Part of Advances in Neural Information Processing Systems 35 (NeurIPS 2022) Main Conference Track

Bibtex Paper Supplemental


Lirong Wu, Haitao Lin, Yufei Huang, Stan Z. Li


Graph (structure) augmentation aims to perturb the graph structure through heuristic or probabilistic rules, enabling the nodes to capture richer contextual information and thus improving generalization performance. While there have been a few graph structure augmentation methods proposed recently, none of them are aware of a potential negative augmentation problem, which may be caused by overly severe distribution shifts between the original and augmented graphs.
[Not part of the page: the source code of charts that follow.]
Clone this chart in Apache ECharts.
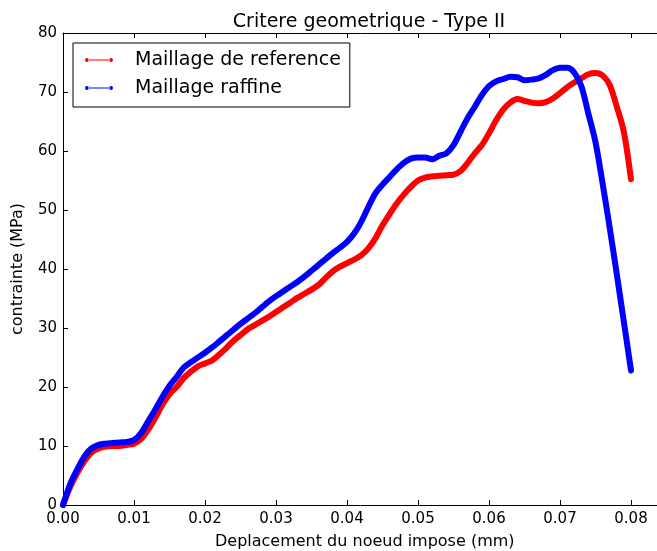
<!DOCTYPE html>
<html>
<head>
<meta charset="utf-8">
<script src="https://cdn.jsdelivr.net/npm/echarts@6/dist/echarts.min.js"></script>
<style>
  html, body { margin: 0; padding: 0; background: #fff; }
  #chart { width: 657px; height: 551px; }
</style>
</head>
<body>
<div id="chart"></div>
<script>
// Displacement of the loaded node (mm) and stress (MPa) for both meshes
const dispRef = [0,0.001,0.002,0.003,0.004,0.005,0.006,0.007,0.008,0.009,0.010,0.011,0.012,0.013,0.014,0.015,0.016,0.017,0.018,0.019,0.020,0.021,0.022,0.023,0.024,0.025,0.026,0.027,0.028,0.029,0.030,0.031,0.032,0.033,0.034,0.035,0.036,0.037,0.038,0.039,0.040,0.041,0.042,0.043,0.044,0.045,0.046,0.047,0.048,0.049,0.050,0.051,0.052,0.053,0.054,0.055,0.056,0.057,0.058,0.059,0.060,0.061,0.062,0.063,0.064,0.065,0.066,0.067,0.068,0.069,0.070,0.071,0.072,0.073,0.074,0.075,0.076,0.077,0.078,0.079,0.080];
const stressRef = [0,3.0,5.4,7.4,8.9,9.6,9.9,10.0,10.0,10.2,10.4,11.2,12.8,14.8,17.0,18.8,20.0,21.5,22.6,23.5,24.0,24.5,25.5,26.6,27.8,28.8,29.8,30.5,31.2,31.9,32.7,33.5,34.3,35.1,35.8,36.5,37.3,38.5,39.6,40.4,41.0,41.6,42.3,43.5,45.2,47.4,49.3,51.1,52.6,53.9,55.0,55.5,55.7,55.8,55.9,56.0,56.6,58.0,59.6,61.0,63.0,65.2,67.0,68.2,68.8,68.5,68.2,68.1,68.3,68.9,69.8,70.8,71.6,72.3,73.0,73.2,72.8,71.2,67.5,63.2,55.2];

const dispFine = [0,0.001,0.002,0.003,0.004,0.005,0.006,0.007,0.008,0.009,0.010,0.011,0.012,0.013,0.014,0.015,0.016,0.017,0.018,0.019,0.020,0.021,0.022,0.023,0.024,0.025,0.026,0.027,0.028,0.029,0.030,0.031,0.032,0.033,0.034,0.035,0.036,0.037,0.038,0.039,0.040,0.041,0.042,0.043,0.044,0.045,0.046,0.047,0.048,0.049,0.050,0.051,0.052,0.053,0.054,0.055,0.056,0.057,0.058,0.059,0.060,0.061,0.062,0.063,0.064,0.065,0.066,0.067,0.068,0.069,0.070,0.071,0.072,0.073,0.074,0.075,0.076,0.077,0.078,0.079,0.080];
const stressFine = [0,3.5,6.0,8.2,9.6,10.2,10.4,10.5,10.6,10.7,11.0,12.2,14.2,16.2,18.3,20.2,21.7,23.3,24.2,25.0,25.8,26.7,27.7,28.7,29.7,30.7,31.6,32.5,33.5,34.5,35.4,36.2,37.0,37.8,38.7,39.7,40.7,41.7,42.7,43.6,44.6,46.0,48.0,50.5,52.8,54.3,55.6,56.9,58.0,58.7,58.9,58.9,58.6,59.2,59.6,61.0,63.3,65.6,67.5,69.5,71.0,71.8,72.2,72.6,72.5,72.0,72.1,72.3,72.9,73.7,74.1,74.1,73.3,71.0,66.3,61.5,54.5,47.0,39.1,31.0,22.8];

const xTicks = [0,0.01,0.02,0.03,0.04,0.05,0.06,0.07,0.08];
const yTicks = [0,10,20,30,40,50,60,70,80];

const seriesNames = ['Maillage de reference', 'Maillage raffine'];
const seriesColors = ['#ff0000', '#0000ff'];

const pairs = (xs, ys) => xs.map((x, i) => [x, ys[i]]);

const FONT = 'DejaVu Sans';
const legendIcon = 'path://M0,2a2,2 0 1,0 4,0a2,2 0 1,0 -4,0Z M3,1.5L25,1.5L25,2.5L3,2.5Z M24,2a2,2 0 1,0 4,0a2,2 0 1,0 -4,0Z';

const chart = echarts.init(document.getElementById('chart'), null, { renderer: 'canvas' });

const xCommon = {
  type: 'value',
  min: 0,
  max: 0.085,
  interval: 0.01,
  splitLine: { show: false },
  axisLine: { show: true, onZero: false, lineStyle: { color: '#000', width: 1 } },
  axisTick: { show: true, inside: true, length: 5, lineStyle: { color: '#000' } }
};

chart.setOption({
  animation: false,
  backgroundColor: '#fff',
  title: {
    text: 'Critere geometrique - Type II',
    left: 364,
    top: 8,
    textAlign: 'center',
    textStyle: { fontFamily: FONT, fontSize: 19, fontWeight: 'normal', color: '#000' }
  },
  grid: { left: 63, top: 33, width: 603.5, bottom: 46, containLabel: false, outerBoundsMode: 'none' },
  legend: {
    orient: 'vertical',
    left: 73,
    top: 43,
    padding: [6, 9, 8, 12],
    itemGap: 6,
    itemWidth: 28,
    itemHeight: 4,
    borderColor: '#000',
    borderWidth: 1,
    borderRadius: 0,
    icon: legendIcon,
    textStyle: { fontFamily: FONT, fontSize: 19, color: '#000', padding: [0, 0, 0, 17], lineHeight: 22 },
    data: seriesNames
  },
  xAxis: [
    Object.assign({}, xCommon, {
      position: 'bottom',
      name: 'Deplacement du noeud impose (mm)',
      nameLocation: 'middle',
      nameGap: 29,
      nameTextStyle: { fontFamily: FONT, fontSize: 16, color: '#000' },
      axisLabel: {
        show: true, margin: 7, showMaxLabel: false,
        fontFamily: FONT, fontSize: 15, color: '#000',
        formatter: v => xTicks.some(t => Math.abs(t - v) < 1e-9) ? v.toFixed(2) : ''
      }
    }),
    Object.assign({}, xCommon, {
      position: 'top',
      axisLabel: { show: false }
    })
  ],
  yAxis: {
    type: 'value',
    min: yTicks[0],
    max: yTicks[yTicks.length - 1],
    interval: 10,
    name: 'contrainte (MPa)',
    nameLocation: 'middle',
    nameGap: 37,
    nameRotate: 90,
    nameTextStyle: { fontFamily: FONT, fontSize: 16, color: '#000' },
    splitLine: { show: false },
    axisLine: { show: true, lineStyle: { color: '#000', width: 1 } },
    axisTick: { show: true, inside: true, length: 5, lineStyle: { color: '#000' } },
    axisLabel: { margin: 6, fontFamily: FONT, fontSize: 15, color: '#000' }
  },
  series: [
    {
      name: seriesNames[0],
      type: 'line',
      data: pairs(dispRef, stressRef),
      showSymbol: false,
      smooth: 0.3,
      color: seriesColors[0],
      lineStyle: { width: 6, color: seriesColors[0], cap: 'round', join: 'round' },
      z: 2
    },
    {
      name: seriesNames[1],
      type: 'line',
      data: pairs(dispFine, stressFine),
      showSymbol: false,
      smooth: 0.3,
      color: seriesColors[1],
      lineStyle: { width: 6, color: seriesColors[1], cap: 'round', join: 'round' },
      z: 3
    }
  ]
});
</script>
</body>
</html>
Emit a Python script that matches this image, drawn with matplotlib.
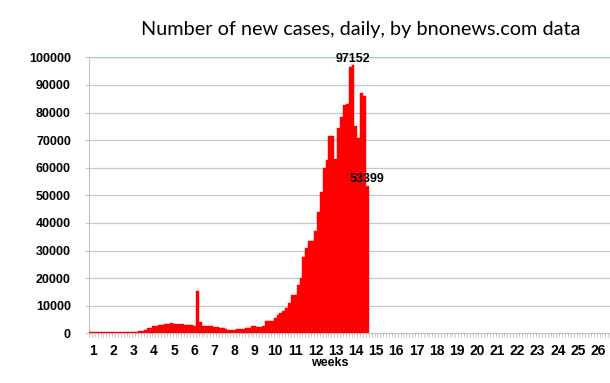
import numpy as np
import matplotlib
matplotlib.use('Agg')
from matplotlib import pyplot as plt

# daily new cases (day 0 = first bar)
early = [550, 550, 550, 550, 550, 550, 550, 550, 550, 550,
         550, 550, 550, 550, 550, 550, 600, 700, 900, 1300,
         1800, 2100, 2500, 2700, 2900, 3100, 3300, 3500, 3600, 3500,
         3400, 3300, 3200, 3100, 3000, 2900, 2800]
middle = [15200, 4200, 2700, 2600, 2500, 2500, 2400, 2300, 2100, 1900,
          1500, 1200, 1200, 1300, 1500, 1600, 1700, 1800, 2000, 2600,
          2600, 2400, 2400, 2500, 4400, 4400, 4500, 5500, 6500, 7500,
          8200]
late = [9200, 11000, 14000, 14000, 17600, 20000, 27600, 30800, 33300, 33300,
        37200, 44000, 51300, 59800, 62800, 71600, 71600, 63200, 74300, 78500,
        82700, 83000, 96500, 97152, 75000, 70600, 87200, 86000, 53399]
cases = early + middle + late
days = np.arange(len(cases))

week_labels = [str(k) for k in range(1, 27)]
n_days = 26 * 7

plt.rcParams['font.family'] = ['Liberation Sans', 'DejaVu Sans']

fig = plt.figure(figsize=(6.10, 3.83), dpi=100)
ax = fig.add_axes([89 / 610, 49.7 / 383, 525 / 610, 276 / 383])

ax.bar(days, cases, width=1.0, color='#ff0000', edgecolor='#ff0000', linewidth=0.3, zorder=3)

ax.set_xlim(-0.5, n_days - 0.5)
ax.set_ylim(0, 100000)

yt = np.arange(0, 100001, 10000)
ax.set_yticks(yt)
ax.set_yticklabels([str(v) for v in yt], fontsize=9, fontweight='bold')
for v in yt[1:-1]:
    ax.axhline(v, color='#c8c8c8', lw=0.9, zorder=1)
ax.axhline(100000, color='#8fd0d4', lw=1.0, zorder=1)

ax.set_xticks([7 * k + 1 for k in range(26)])
ax.set_xticklabels(week_labels, fontsize=10, fontweight='bold')
ax.set_xticks(np.arange(-0.5, n_days, 1), minor=True)
ax.tick_params(axis='x', which='major', length=0, pad=8)
ax.tick_params(axis='x', which='minor', length=3, color='#b0b0b0', width=0.5)
ax.tick_params(axis='y', length=3, color='#c8c8c8', pad=10)

for s in ['top', 'right']:
    ax.spines[s].set_visible(False)
ax.spines['left'].set_color('#c0c0c0')
ax.spines['bottom'].set_color('#c0c0c0')

ax.text((330 - 89) / 525, -0.085, 'weeks', transform=ax.transAxes, ha='center', va='top',
        fontsize=9, fontweight='bold')

i_peak = int(np.argmax(cases))
ax.annotate(str(cases[i_peak]), (days[i_peak], cases[i_peak]), xytext=(0, 0),
            textcoords='offset points', ha='center', va='bottom', fontsize=9, fontweight='bold', zorder=5)
ax.annotate(str(cases[-1]), (days[-1], cases[-1]), xytext=(0, 1),
            textcoords='offset points', ha='center', va='bottom', fontsize=9, fontweight='bold', zorder=5)

fig.text(361 / 610, 1 - 30 / 383, 'Number of new cases, daily, by bnonews.com data',
         ha='center', va='center', fontsize=14.3, family=['Lato', 'DejaVu Sans'])

fig.savefig('out.png', dpi=100)
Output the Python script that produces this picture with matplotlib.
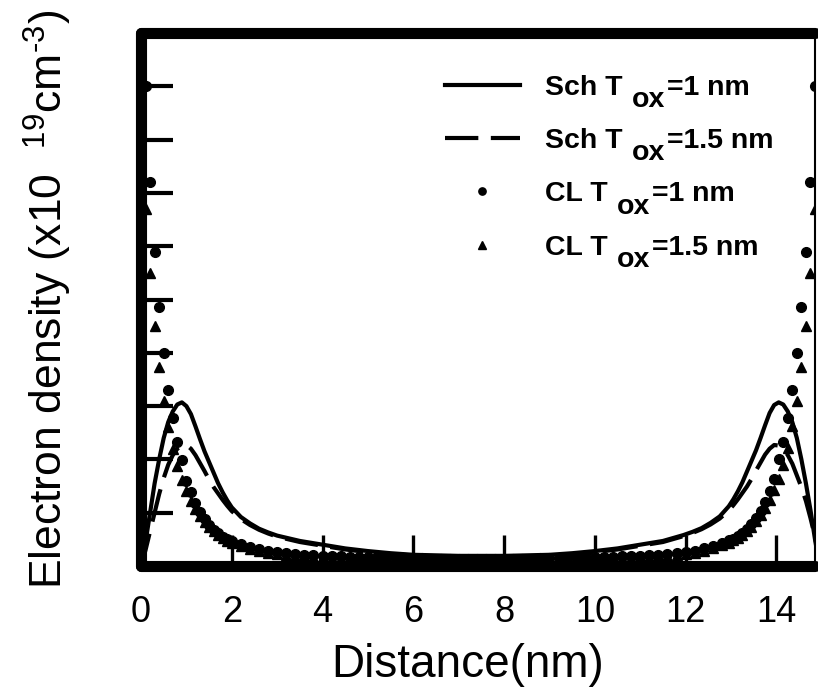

In this paper, we take an important graph property, namely graph homophily, to analyze the distribution shifts between the two graphs and thus measure the severity of an augmentation algorithm suffering from negative augmentation. To tackle this problem, we propose a novel Knowledge Distillation for Graph Augmentation (KDGA) framework, which helps to reduce the potential negative effects of distribution shifts, i.e., negative augmentation problem. Specifically, KDGA extracts the knowledge of any GNN teacher model trained on the augmented graphs and injects it into a partially parameter-shared student model that is tested on the original graph. As a simple but efficient framework, KDGA is applicable to a variety of existing graph augmentation methods and can significantly improve the performance of various GNN architectures. For three popular graph augmentation methods, namely GAUG, MH-Aug, and GraphAug, the experimental results show that the learned student models outperform their vanilla implementations by an average accuracy of 4.6% (GAUG), 4.2% (MH-Aug), and 4.6% (GraphAug) on eight graph datasets.